Australian enterprises face a critical inflection point: legacy SIEMs can no longer keep pace with escalating threats, and AI-driven SOCs are emerging as the future. Platform consolidation, regulatory pressure, and the need for real-time resilience are driving modernisation across organisations.

Local Threat Trends
Australia’s cyber threat landscape has shifted dramatically:

  • Application-layer attacks are rising, with fintechs, healthcare providers, and SaaS platforms targeted through APIs, microservices, and credential stuffing.
  • Data exfiltration and insider threats are increasingly common, with attackers exploiting overlooked data or privileged accounts.
  • AI-powered adversaries are overwhelming SOCs with speed and scale, using automation to bypass traditional detection.
  • Breach costs in Australia now average AUD 4.2 million(1), underscoring the financial urgency of modernisation.

🏢 SOC Modernisation Needs
Traditional SIEM platforms, built decades ago, are struggling:

  • Alert fatigue: Legacy SIEMs generate floods of false positives, burying critical signals.
  • Manual processes: Investigations consume analyst time, slowing response and leaving gaps.
  • Data silos and costs: Consumption-based pricing models make ingesting vast telemetry unaffordable.
  • Compliance gaps: Regulations from APRA, OAIC, and guidelines from the ACSC require continuous visibility and audit-ready evidence, which outdated SIEMs cannot reliably provide.

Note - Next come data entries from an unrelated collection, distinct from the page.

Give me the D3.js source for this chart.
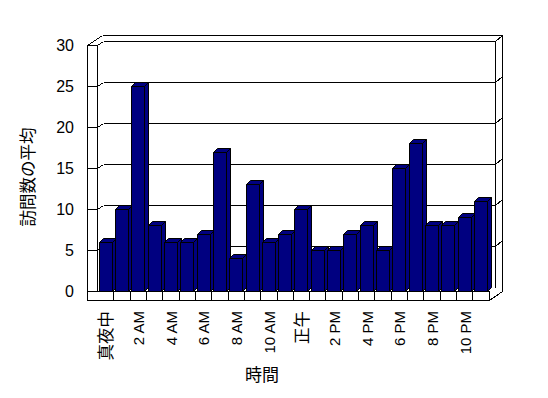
<!DOCTYPE html>
<html>
<head>
<meta charset="utf-8">
<script src="https://cdn.jsdelivr.net/npm/d3@7"></script>
<style>
  body { margin: 0; background: #fff; }
  text { font-family: "Liberation Sans", "Noto Sans CJK JP", sans-serif; fill: #000; }
</style>
</head>
<body>
<script>
var hours = ['真夜中', '1 AM', '2 AM', '3 AM', '4 AM', '5 AM', '6 AM', '7 AM', '8 AM', '9 AM', '10 AM', '11 AM',
             '正午', '1 PM', '2 PM', '3 PM', '4 PM', '5 PM', '6 PM', '7 PM', '8 PM', '9 PM', '10 PM', '11 PM'];
var visits = [6, 10, 25, 8, 6, 6, 7, 17, 4, 13, 6, 7,
              10, 5, 5, 7, 8, 5, 15, 18, 8, 8, 9, 11];
var yTicks = [0, 5, 10, 15, 20, 25, 30];
var xTitle = '時間', yTitle = '訪問数の平均';

var W = 548, H = 398;
var wallIn = {dx: 6, dy: -4},   // front -> back wall face
    barD = {dx: 4, dy: -4},     // bar depth
    rightT = {dx: 8, dy: -6};   // back wall thickness on right

var svg = d3.select('body').append('svg').attr('width', W).attr('height', H);

var x = d3.scaleBand().domain(hours).range([97, 489]).paddingInner(0.18).paddingOuter(0.1);
var y = d3.scaleLinear().domain([0, 30]).range([291, 45]);

var x0 = 97, x1 = 489, y0 = y(0), yTop = y(30);
var floorB = 300, outerL = 87, outerTop = 35, outerR = 502;

function line(g, a, b, c, d) {
    g.append('line').attr('x1', a).attr('y1', b).attr('x2', c).attr('y2', d)
        .attr('stroke', '#000').attr('stroke-width', 1).attr('shape-rendering', 'crispEdges');
}
function poly(g, pts, fill) {
    g.append('polygon').attr('points', pts.map(function(p) { return p.join(','); }).join(' '))
        .attr('fill', fill).attr('stroke', '#000').attr('stroke-width', 1)
        .attr('stroke-linejoin', 'miter');
}

var frame = svg.append('g').attr('transform', 'translate(0.5,0.5)');

// back wall
var bx0 = x0 + wallIn.dx, bx1 = x1 + wallIn.dx;
frame.append('rect').attr('x', bx0).attr('y', yTop + wallIn.dy)
    .attr('width', bx1 - bx0).attr('height', y0 - yTop).attr('fill', '#fff');
line(frame, outerL + 15, outerTop, outerR, outerTop);
line(frame, outerR, outerTop, outerR, y0);
line(frame, bx1, yTop + wallIn.dy, bx1 + rightT.dx - 1, yTop + wallIn.dy + rightT.dy);
line(frame, bx1, yTop + wallIn.dy, bx1, y0 + wallIn.dy);

// gridlines on back wall
yTicks.forEach(function(v) {
    var gy = y(v) + wallIn.dy;
    if (v > 0) {
        line(frame, bx0, gy, bx1, gy);
        line(frame, bx1, gy, outerR, gy + rightT.dy);
    }
});

// left wall
line(frame, outerL, yTop, outerL, floorB);
line(frame, x0, yTop, x0, y0);
line(frame, outerL, yTop, x0, yTop);
line(frame, outerL, yTop, outerL + 15, outerTop);
line(frame, x0, yTop, bx0, yTop + wallIn.dy);
yTicks.forEach(function(v) {
    line(frame, outerL, y(v), x0, y(v));
    if (v > 0 && v < 30) line(frame, x0, y(v), bx0, y(v) + wallIn.dy);
});

// floor
line(frame, outerL, y0, x1, y0);
line(frame, outerL, floorB, x1, floorB);
line(frame, x1, y0, x1, floorB);
line(frame, x1, floorB, outerR, y0);
hours.forEach(function(h, i) {
    if (i === 0) return;
    var sx = Math.round(x0 + i * x.step());
    line(frame, sx, y0, sx, floorB);
});

// bars
var bars = svg.append('g').attr('transform', 'translate(0.5,0.5)');
hours.forEach(function(h, i) {
    var bx = Math.round(x(h)), bw = Math.round(x.bandwidth()), by = Math.round(y(visits[i]));
    var g = bars.append('g');
    poly(g, [[bx + bw, by], [bx + bw + barD.dx, by + barD.dy], [bx + bw + barD.dx, y0 + barD.dy], [bx + bw, y0]], '#000080');
    poly(g, [[bx, by], [bx + barD.dx, by + barD.dy], [bx + bw + barD.dx, by + barD.dy], [bx + bw, by]], '#000080');
    poly(g, [[bx, by], [bx + bw, by], [bx + bw, y0], [bx, y0]], '#000080');
});

// y tick labels
svg.append('g').selectAll('text').data(yTicks).join('text')
    .attr('x', 74).attr('y', function(d) { return y(d); })
    .attr('dy', '0.35em').attr('text-anchor', 'end')
    .style('font-size', '16px')
    .text(function(d) { return d; });

// x labels, every other hour
svg.append('g').selectAll('text').data(hours.filter(function(h, i) { return i % 2 === 0; })).join('text')
    .attr('transform', function(d) { return 'translate(' + (x(d) + x.bandwidth() / 2 + 1) + ',311) rotate(-90)'; })
    .attr('dy', '0.35em').attr('text-anchor', 'end')
    .style('font-size', function(d) { return /[^\x00-\x7f]/.test(d) ? '16.5px' : '15px'; })
    .text(function(d) { return d; });

svg.append('text').attr('x', 262).attr('y', 375).attr('dy', '0.35em')
    .attr('text-anchor', 'middle').style('font-size', '17px').text(xTitle);
svg.append('text').attr('transform', 'translate(28,177) rotate(-90)').attr('dy', '0.35em')
    .attr('text-anchor', 'middle').style('font-size', '16.5px').text(yTitle);
</script>
</body>
</html>
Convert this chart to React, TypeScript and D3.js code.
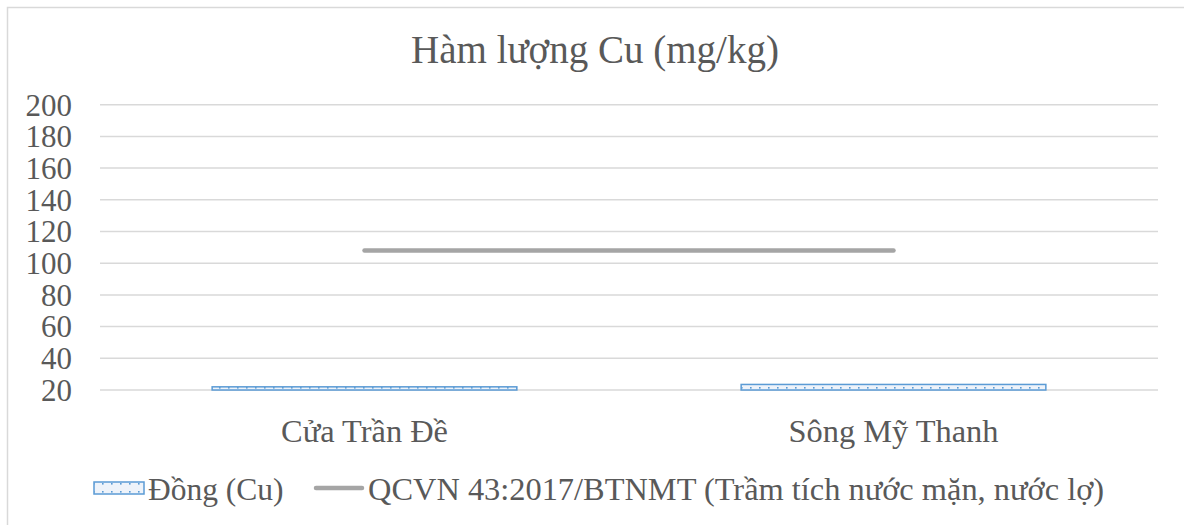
import React from "react";
import * as d3 from "d3";

const categories: string[] = ["Cửa Trần Đề", "Sông Mỹ Thanh"];
const copperValues: number[] = [22, 23.5];
const standardValues: number[] = [108, 108];
const yTicks: number[] = [20, 40, 60, 80, 100, 120, 140, 160, 180, 200];
const title = "Hàm lượng Cu (mg/kg)";
const barSeriesName = "Đồng (Cu)";
const lineSeriesName = "QCVN 43:2017/BTNMT (Trầm tích nước mặn, nước lợ)";

const W = 1184;
const H = 525;
const plotLeft = 100;
const plotRight = 1158;
const plotTop = 104.7;
const plotBottom = 390;
const textColor = "#595959";
const font = "'Liberation Serif', 'Times New Roman', serif";

export default function App() {
  const x = d3.scaleBand<string>().domain(categories).range([plotLeft, plotRight]).padding(0);
  const y = d3.scaleLinear().domain([20, 200]).range([plotBottom, plotTop]);
  const barW = x.bandwidth() * 0.576;
  const cx = (c: string) => (x(c) as number) + x.bandwidth() / 2;

  const line = d3
    .line<number>()
    .x((_, i) => cx(categories[i]))
    .y((d) => y(d));

  return (
    <svg
      width={W}
      height={H}
      style={{ position: "absolute", left: 0, top: 0, background: "#fff" }}
      fontFamily={font}
    >
      <defs>
        <pattern id="dots" width="9" height="8" patternUnits="userSpaceOnUse">
          <rect width="9" height="8" fill="#eef3fa" />
          <rect x="3" y="3" width="1.6" height="1.6" fill="#5b9bd5" />
        </pattern>
      </defs>
      <rect x={7.5} y={7.5} width={W + 10} height={H + 10} fill="#fff" stroke="#d9d9d9" strokeWidth={1.5} />
      <text x={595} y={63} textAnchor="middle" fontSize={39} fill={textColor}>
        {title}
      </text>
      {yTicks.map((t) => (
        <g key={t}>
          <line x1={plotLeft} x2={plotRight} y1={y(t)} y2={y(t)} stroke="#d9d9d9" strokeWidth={1.5} />
          <text x={72} y={y(t)} dy="0.35em" textAnchor="end" fontSize={31} fill={textColor}>
            {t}
          </text>
        </g>
      ))}
      {categories.map((c, i) => (
        <rect
          key={c}
          x={cx(c) - barW / 2}
          y={y(copperValues[i])}
          width={barW}
          height={y(20) - y(copperValues[i])}
          fill="url(#dots)"
          stroke="#5b9bd5"
          strokeWidth={1.5}
        />
      ))}
      <path
        d={line(standardValues) || ""}
        fill="none"
        stroke="#a5a5a5"
        strokeWidth={4.5}
        strokeLinecap="round"
      />
      {categories.map((c) => (
        <text key={c} x={cx(c)} y={442} textAnchor="middle" fontSize={32.4} fill={textColor}>
          {c}
        </text>
      ))}
      <g>
        <rect x={94} y={482} width={50} height={12} fill="url(#dots)" stroke="#5b9bd5" strokeWidth={1.5} />
        <text x={148} y={500} fontSize={31.5} fill={textColor}>
          {barSeriesName}
        </text>
        <line x1={316} x2={362} y1={488} y2={488} stroke="#a5a5a5" strokeWidth={4.5} strokeLinecap="round" />
        <text x={368} y={500} fontSize={32.4} fill={textColor}>
          {lineSeriesName}
        </text>
      </g>
    </svg>
  );
}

Modernisation requires AI-driven detection, automation, and platform consolidation to streamline operations and reduce costs.

📊 Priorities for Australian Enterprises
Business leaders are treating cybersecurity as a boardroom priority:

  • Platform consolidation: Enterprises are moving away from fragmented toolsets toward unified SIEM + SOAR platforms, reducing complexity and cost while improving visibility.
  • AI-powered SOCs: Machine learning and anomaly detection reduce false positives, accelerate triage, and adapt to evolving threats.
  • Data integrity and provenance: Ensuring logs are tamper-proof through cryptographic watermarking and zero-trust principles.
  • Compliance alignment: SIEM is now a compliance multiplier, helping organisations meet APRA CPS 234, ACSC Essential Eight, PCIDSS, ISO 27001, and GDPR obligations.
  • Operational efficiency: Consolidated, AI-enhanced SOCs free analysts to focus on strategic planning rather than chasing noise.

 

🔑 Why Platform Consolidation Matters
Consolidation is more than cost control - it’s a resilience strategy:

  • Unified visibility: Correlating logs across apps, APIs, and infrastructure prevents blind spots.
  • Reduced overhead: Managed SIEM services offer enterprise-grade monitoring without the staffing burden, crucial in Australia’s cyber skills shortage.
  • Streamlined compliance: Centralised audit logs simplify reporting and reduce audit fatigue.
  • Future-proofing: Consolidated platforms are better positioned to integrate AI capabilities, ensuring adaptability as threats evolve.

🚀 Looking Ahead 
Throughout 2026, Australian SOCs will increasingly adopt AI-driven, consolidated platforms that:

  • Automate triage and response.
  • Detect anomalies across complex, cloud-native environments.
  • Provide continuous compliance evidence.
  • Deliver measurable ROI by reducing breach costs and operational inefficiencies.

Enterprises that modernise now will not only defend against hackers but also gain a competitive edge in resilience, trust, and innovation.

Bottom line: The future of SIEM in Australia is AI-driven SOCs built on consolidated platforms. For enterprises under pressure to keep data safe, modernisation is no longer optional.